+++ DATA +++

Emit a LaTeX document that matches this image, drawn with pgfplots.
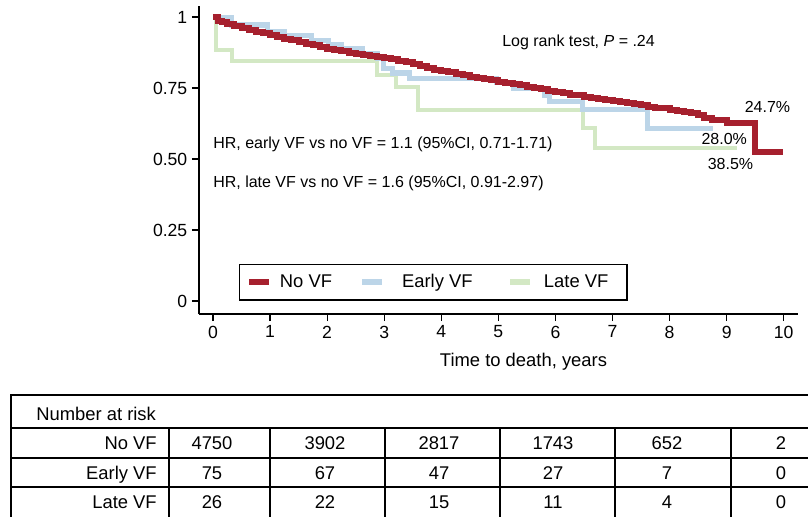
\documentclass[border=0pt]{standalone}
\usepackage{fontspec}
\setmainfont{Liberation Sans}
\usepackage{pgfplots}
\pgfplotsset{compat=1.18}
\definecolor{noVF}{RGB}{166,32,46}
\definecolor{earlyVF}{RGB}{188,213,232}
\definecolor{lateVF}{RGB}{211,232,196}
\begin{document}
\begin{tikzpicture}
\useasboundingbox (0,0) rectangle (606pt,-387.75pt);
\begin{axis}[
  at={(149.25pt,-235.5pt)}, anchor=south west,
  scale only axis, width=449.25pt, height=231pt,
  xmin=-0.245, xmax=10.25, ymin=-0.0458, ymax=1.039,
  axis lines*=left, axis line style={line width=0.9pt},
  tick align=outside, major tick length=5.25pt,
  tick style={line width=0.9pt, black},
  xtick={0,...,10}, ytick={0,0.25,0.5,0.75,1},
  yticklabels={0,0.25,0.50,0.75,1},
  /pgf/number format/assume math mode=true,
  ticklabel style={font=\fontsize{13.2}{15}\selectfont},
  legend columns=3,
  legend cell align=left,
  legend image code/.code={\draw[#1] (0pt,0pt) -- (15pt,0pt);},
  legend style={at={(0.0668,0.1623)}, anchor=north west, draw=black,
    line width=0.9pt, font=\fontsize{13.8}{16}\selectfont,
    inner xsep=5pt, inner ysep=5.5pt},
]
\addlegendimage{noVF, line width=4.5pt}
\addlegendentry{\hspace*{3.75pt}No VF\hspace*{18.5pt}}
\addlegendimage{earlyVF, line width=4.5pt}
\addlegendentry{\hspace*{10.5pt}Early VF\hspace*{24pt}}
\addlegendimage{lateVF, line width=4.5pt}
\addlegendentry{\hspace*{6pt}Late VF\hspace*{7pt}}

% Late VF
\addplot[const plot, lateVF, line width=3pt, forget plot] coordinates {
(0,1) (0.05,0.885) (0.33,0.846) (2.87,0.796) (3.2,0.755) (3.59,0.673)
(6.48,0.609) (6.69,0.539) (9.18,0.539)};
% Early VF
\addplot[const plot, earlyVF, line width=3.8pt, forget plot] coordinates {
(0,1) (0.33,0.972) (0.96,0.95) (1.26,0.935) (1.73,0.917) (2.03,0.903)
(2.25,0.89) (2.62,0.872) (2.88,0.855) (2.98,0.82) (3.15,0.803) (3.45,0.785)
(4.97,0.768) (5.26,0.75) (5.81,0.725) (5.9,0.702) (6.48,0.673) (7.62,0.609)
(8.76,0.609)};
% No VF
\addplot[const plot, noVF, line width=4.5pt, forget plot] coordinates {
(0,1) (0.08,0.985) (0.15,0.981) (0.25,0.976) (0.375,0.970) (0.5,0.963)
(0.625,0.956) (0.75,0.949) (0.875,0.943) (1.0,0.936) (1.125,0.930)
(1.25,0.924) (1.375,0.918) (1.5,0.912) (1.625,0.906) (1.75,0.900)
(1.875,0.895) (2.0,0.889) (2.125,0.884) (2.25,0.879) (2.375,0.875)
(2.5,0.871) (2.625,0.867) (2.75,0.863) (2.875,0.859) (3.0,0.855)
(3.125,0.851) (3.25,0.846) (3.375,0.840) (3.5,0.833) (3.625,0.827)
(3.75,0.821) (3.875,0.815) (4.0,0.810) (4.125,0.805) (4.25,0.800)
(4.375,0.795) (4.5,0.790) (4.625,0.786) (4.75,0.781) (4.875,0.777)
(5.0,0.772) (5.125,0.768) (5.25,0.763) (5.375,0.759) (5.5,0.754)
(5.625,0.750) (5.75,0.745) (5.875,0.741) (6.0,0.736) (6.125,0.732)
(6.25,0.727) (6.375,0.724) (6.5,0.720) (6.625,0.716) (6.75,0.712)
(6.875,0.709) (7.0,0.705) (7.125,0.701) (7.25,0.697) (7.375,0.693)
(7.5,0.689) (7.625,0.685) (7.75,0.681) (7.875,0.678) (8.0,0.674)
(8.125,0.670) (8.25,0.666) (8.375,0.661) (8.5,0.656) (8.6,0.645)
(8.75,0.637) (9.0,0.627) (9.49,0.526) (9.98,0.526)};
\end{axis}

\begin{scope}[x=0.75pt,y=-0.75pt]
  % annotations
  \begin{scope}[every node/.style={inner sep=0pt, font=\fontsize{12}{14}\selectfont}]
    \node[anchor=base west] at (502,47) {Log rank test, \textit{P} = .24};
    \node[anchor=base west] at (213,148.5) {HR, early VF vs no VF = 1.1 (95\%CI, 0.71-1.71)};
    \node[anchor=base west] at (213,187) {HR, late VF vs no VF = 1.6 (95\%CI, 0.91-2.97)};
    \node[anchor=base] at (767.5,113) {24.7\%};
    \node[anchor=base] at (724.2,145) {28.0\%};
    \node[anchor=base] at (730.5,170) {38.5\%};
  \end{scope}
  \node[anchor=base, inner sep=0pt, font=\fontsize{13.8}{16}\selectfont] at (523.5,366) {Time to death, years};

  % number at risk table
  \draw[line width=0.9pt] (11,540) -- (11,395) -- (830,395);
  \foreach \yy in {428,458,487} \draw[line width=0.9pt] (11,\yy) -- (830,\yy);
  \foreach \xx in {169,270,385,500,615,731} \draw[line width=0.9pt] (\xx,428) -- (\xx,540);
  \begin{scope}[every node/.style={inner sep=0pt, font=\fontsize{13.8}{16}\selectfont}]
    \node[anchor=base west] at (36,420) {Number at risk};
    \node[anchor=base east] at (157,449) {No VF};
    \node[anchor=base east] at (157,479) {Early VF};
    \node[anchor=base east] at (157,508) {Late VF};
    \foreach \xx/\a/\b/\c in {212/4750/75/26, 325/3902/67/22, 439/2817/47/15,
                              553/1743/27/11, 667/652/7/4, 781/2/0/0} {
      \node[anchor=base] at (\xx,449) {\a};
      \node[anchor=base] at (\xx,479) {\b};
      \node[anchor=base] at (\xx,508) {\c};
    }
  \end{scope}
\end{scope}
\end{tikzpicture}
\end{document}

+++

SHORT TASK: Transcribe the full listing character for character. Pictures are excluded.

RESULT OF THE TASK:
Emit a LaTeX document that matches this image, drawn with pgfplots.
\documentclass[border=0pt]{standalone}
\usepackage{fontspec}
\setmainfont{Liberation Sans}
\usepackage{pgfplots}
\pgfplotsset{compat=1.18}
\definecolor{noVF}{RGB}{166,32,46}
\definecolor{earlyVF}{RGB}{188,213,232}
\definecolor{lateVF}{RGB}{211,232,196}
\begin{document}
\begin{tikzpicture}
\useasboundingbox (0,0) rectangle (606pt,-387.75pt);
\begin{axis}[
  at={(149.25pt,-235.5pt)}, anchor=south west,
  scale only axis, width=449.25pt, height=231pt,
  xmin=-0.245, xmax=10.25, ymin=-0.0458, ymax=1.039,
  axis lines*=left, axis line style={line width=0.9pt},
  tick align=outside, major tick length=5.25pt,
  tick style={line width=0.9pt, black},
  xtick={0,...,10}, ytick={0,0.25,0.5,0.75,1},
  yticklabels={0,0.25,0.50,0.75,1},
  /pgf/number format/assume math mode=true,
  ticklabel style={font=\fontsize{13.2}{15}\selectfont},
  legend columns=3,
  legend cell align=left,
  legend image code/.code={\draw[#1] (0pt,0pt) -- (15pt,0pt);},
  legend style={at={(0.0668,0.1623)}, anchor=north west, draw=black,
    line width=0.9pt, font=\fontsize{13.8}{16}\selectfont,
    inner xsep=5pt, inner ysep=5.5pt},
]
\addlegendimage{noVF, line width=4.5pt}
\addlegendentry{\hspace*{3.75pt}No VF\hspace*{18.5pt}}
\addlegendimage{earlyVF, line width=4.5pt}
\addlegendentry{\hspace*{10.5pt}Early VF\hspace*{24pt}}
\addlegendimage{lateVF, line width=4.5pt}
\addlegendentry{\hspace*{6pt}Late VF\hspace*{7pt}}

% Late VF
\addplot[const plot, lateVF, line width=3pt, forget plot] coordinates {
(0,1) (0.05,0.885) (0.33,0.846) (2.87,0.796) (3.2,0.755) (3.59,0.673)
(6.48,0.609) (6.69,0.539) (9.18,0.539)};
% Early VF
\addplot[const plot, earlyVF, line width=3.8pt, forget plot] coordinates {
(0,1) (0.33,0.972) (0.96,0.95) (1.26,0.935) (1.73,0.917) (2.03,0.903)
(2.25,0.89) (2.62,0.872) (2.88,0.855) (2.98,0.82) (3.15,0.803) (3.45,0.785)
(4.97,0.768) (5.26,0.75) (5.81,0.725) (5.9,0.702) (6.48,0.673) (7.62,0.609)
(8.76,0.609)};
% No VF
\addplot[const plot, noVF, line width=4.5pt, forget plot] coordinates {
(0,1) (0.08,0.985) (0.15,0.981) (0.25,0.976) (0.375,0.970) (0.5,0.963)
(0.625,0.956) (0.75,0.949) (0.875,0.943) (1.0,0.936) (1.125,0.930)
(1.25,0.924) (1.375,0.918) (1.5,0.912) (1.625,0.906) (1.75,0.900)
(1.875,0.895) (2.0,0.889) (2.125,0.884) (2.25,0.879) (2.375,0.875)
(2.5,0.871) (2.625,0.867) (2.75,0.863) (2.875,0.859) (3.0,0.855)
(3.125,0.851) (3.25,0.846) (3.375,0.840) (3.5,0.833) (3.625,0.827)
(3.75,0.821) (3.875,0.815) (4.0,0.810) (4.125,0.805) (4.25,0.800)
(4.375,0.795) (4.5,0.790) (4.625,0.786) (4.75,0.781) (4.875,0.777)
(5.0,0.772) (5.125,0.768) (5.25,0.763) (5.375,0.759) (5.5,0.754)
(5.625,0.750) (5.75,0.745) (5.875,0.741) (6.0,0.736) (6.125,0.732)
(6.25,0.727) (6.375,0.724) (6.5,0.720) (6.625,0.716) (6.75,0.712)
(6.875,0.709) (7.0,0.705) (7.125,0.701) (7.25,0.697) (7.375,0.693)
(7.5,0.689) (7.625,0.685) (7.75,0.681) (7.875,0.678) (8.0,0.674)
(8.125,0.670) (8.25,0.666) (8.375,0.661) (8.5,0.656) (8.6,0.645)
(8.75,0.637) (9.0,0.627) (9.49,0.526) (9.98,0.526)};
\end{axis}

\begin{scope}[x=0.75pt,y=-0.75pt]
  % annotations
  \begin{scope}[every node/.style={inner sep=0pt, font=\fontsize{12}{14}\selectfont}]
    \node[anchor=base west] at (502,47) {Log rank test, \textit{P} = .24};
    \node[anchor=base west] at (213,148.5) {HR, early VF vs no VF = 1.1 (95\%CI, 0.71-1.71)};
    \node[anchor=base west] at (213,187) {HR, late VF vs no VF = 1.6 (95\%CI, 0.91-2.97)};
    \node[anchor=base] at (767.5,113) {24.7\%};
    \node[anchor=base] at (724.2,145) {28.0\%};
    \node[anchor=base] at (730.5,170) {38.5\%};
  \end{scope}
  \node[anchor=base, inner sep=0pt, font=\fontsize{13.8}{16}\selectfont] at (523.5,366) {Time to death, years};

  % number at risk table
  \draw[line width=0.9pt] (11,540) -- (11,395) -- (830,395);
  \foreach \yy in {428,458,487} \draw[line width=0.9pt] (11,\yy) -- (830,\yy);
  \foreach \xx in {169,270,385,500,615,731} \draw[line width=0.9pt] (\xx,428) -- (\xx,540);
  \begin{scope}[every node/.style={inner sep=0pt, font=\fontsize{13.8}{16}\selectfont}]
    \node[anchor=base west] at (36,420) {Number at risk};
    \node[anchor=base east] at (157,449) {No VF};
    \node[anchor=base east] at (157,479) {Early VF};
    \node[anchor=base east] at (157,508) {Late VF};
    \foreach \xx/\a/\b/\c in {212/4750/75/26, 325/3902/67/22, 439/2817/47/15,
                              553/1743/27/11, 667/652/7/4, 781/2/0/0} {
      \node[anchor=base] at (\xx,449) {\a};
      \node[anchor=base] at (\xx,479) {\b};
      \node[anchor=base] at (\xx,508) {\c};
    }
  \end{scope}
\end{scope}
\end{tikzpicture}
\end{document}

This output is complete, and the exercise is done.